**Given instruction**
In your copy, leave out the pictures; write out all the data exactly.

* Begin Information provided *

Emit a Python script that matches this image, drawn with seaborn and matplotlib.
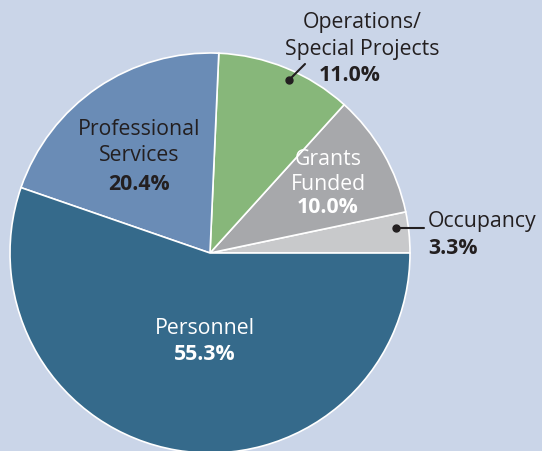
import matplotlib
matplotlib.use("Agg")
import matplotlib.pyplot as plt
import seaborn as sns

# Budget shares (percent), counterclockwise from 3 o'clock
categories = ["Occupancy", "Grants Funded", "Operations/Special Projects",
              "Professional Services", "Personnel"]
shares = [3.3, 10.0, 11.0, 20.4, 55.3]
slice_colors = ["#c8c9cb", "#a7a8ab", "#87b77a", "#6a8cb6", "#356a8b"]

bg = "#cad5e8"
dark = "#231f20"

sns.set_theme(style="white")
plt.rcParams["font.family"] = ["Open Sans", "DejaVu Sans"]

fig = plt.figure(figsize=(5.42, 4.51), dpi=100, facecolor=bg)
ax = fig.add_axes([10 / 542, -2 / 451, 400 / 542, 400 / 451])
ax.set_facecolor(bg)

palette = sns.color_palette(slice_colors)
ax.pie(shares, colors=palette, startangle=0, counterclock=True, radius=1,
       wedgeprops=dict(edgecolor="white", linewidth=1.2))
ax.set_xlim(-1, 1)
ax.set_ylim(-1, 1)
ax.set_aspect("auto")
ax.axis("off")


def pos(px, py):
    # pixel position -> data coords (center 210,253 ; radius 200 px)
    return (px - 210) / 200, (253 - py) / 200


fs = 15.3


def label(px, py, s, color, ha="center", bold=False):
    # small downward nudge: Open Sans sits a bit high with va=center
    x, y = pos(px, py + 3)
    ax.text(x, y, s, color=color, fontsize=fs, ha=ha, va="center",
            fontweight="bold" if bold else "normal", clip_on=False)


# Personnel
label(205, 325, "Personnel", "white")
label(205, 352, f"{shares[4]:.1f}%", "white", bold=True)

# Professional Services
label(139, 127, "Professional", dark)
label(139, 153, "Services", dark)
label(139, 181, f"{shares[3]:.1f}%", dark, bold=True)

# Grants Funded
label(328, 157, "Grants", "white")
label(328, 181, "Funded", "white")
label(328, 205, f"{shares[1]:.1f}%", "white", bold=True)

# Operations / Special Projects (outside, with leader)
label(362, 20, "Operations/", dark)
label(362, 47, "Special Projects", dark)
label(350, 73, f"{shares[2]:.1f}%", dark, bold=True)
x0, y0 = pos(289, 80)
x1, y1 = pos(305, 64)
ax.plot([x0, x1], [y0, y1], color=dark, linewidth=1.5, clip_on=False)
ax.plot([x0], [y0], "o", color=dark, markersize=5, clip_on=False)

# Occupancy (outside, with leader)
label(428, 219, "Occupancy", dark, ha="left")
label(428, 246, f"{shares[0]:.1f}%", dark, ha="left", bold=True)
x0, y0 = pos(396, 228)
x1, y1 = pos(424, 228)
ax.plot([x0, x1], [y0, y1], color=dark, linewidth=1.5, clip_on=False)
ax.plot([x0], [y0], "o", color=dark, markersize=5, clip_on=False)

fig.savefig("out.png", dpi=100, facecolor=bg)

* End Information provided *

**Completed task**
Emit a Python script that matches this image, drawn with seaborn and matplotlib.
import matplotlib
matplotlib.use("Agg")
import matplotlib.pyplot as plt
import seaborn as sns

# Budget shares (percent), counterclockwise from 3 o'clock
categories = ["Occupancy", "Grants Funded", "Operations/Special Projects",
              "Professional Services", "Personnel"]
shares = [3.3, 10.0, 11.0, 20.4, 55.3]
slice_colors = ["#c8c9cb", "#a7a8ab", "#87b77a", "#6a8cb6", "#356a8b"]

bg = "#cad5e8"
dark = "#231f20"

sns.set_theme(style="white")
plt.rcParams["font.family"] = ["Open Sans", "DejaVu Sans"]

fig = plt.figure(figsize=(5.42, 4.51), dpi=100, facecolor=bg)
ax = fig.add_axes([10 / 542, -2 / 451, 400 / 542, 400 / 451])
ax.set_facecolor(bg)

palette = sns.color_palette(slice_colors)
ax.pie(shares, colors=palette, startangle=0, counterclock=True, radius=1,
       wedgeprops=dict(edgecolor="white", linewidth=1.2))
ax.set_xlim(-1, 1)
ax.set_ylim(-1, 1)
ax.set_aspect("auto")
ax.axis("off")


def pos(px, py):
    # pixel position -> data coords (center 210,253 ; radius 200 px)
    return (px - 210) / 200, (253 - py) / 200


fs = 15.3


def label(px, py, s, color, ha="center", bold=False):
    # small downward nudge: Open Sans sits a bit high with va=center
    x, y = pos(px, py + 3)
    ax.text(x, y, s, color=color, fontsize=fs, ha=ha, va="center",
            fontweight="bold" if bold else "normal", clip_on=False)


# Personnel
label(205, 325, "Personnel", "white")
label(205, 352, f"{shares[4]:.1f}%", "white", bold=True)

# Professional Services
label(139, 127, "Professional", dark)
label(139, 153, "Services", dark)
label(139, 181, f"{shares[3]:.1f}%", dark, bold=True)

# Grants Funded
label(328, 157, "Grants", "white")
label(328, 181, "Funded", "white")
label(328, 205, f"{shares[1]:.1f}%", "white", bold=True)

# Operations / Special Projects (outside, with leader)
label(362, 20, "Operations/", dark)
label(362, 47, "Special Projects", dark)
label(350, 73, f"{shares[2]:.1f}%", dark, bold=True)
x0, y0 = pos(289, 80)
x1, y1 = pos(305, 64)
ax.plot([x0, x1], [y0, y1], color=dark, linewidth=1.5, clip_on=False)
ax.plot([x0], [y0], "o", color=dark, markersize=5, clip_on=False)

# Occupancy (outside, with leader)
label(428, 219, "Occupancy", dark, ha="left")
label(428, 246, f"{shares[0]:.1f}%", dark, ha="left", bold=True)
x0, y0 = pos(396, 228)
x1, y1 = pos(424, 228)
ax.plot([x0, x1], [y0, y1], color=dark, linewidth=1.5, clip_on=False)
ax.plot([x0], [y0], "o", color=dark, markersize=5, clip_on=False)

fig.savefig("out.png", dpi=100, facecolor=bg)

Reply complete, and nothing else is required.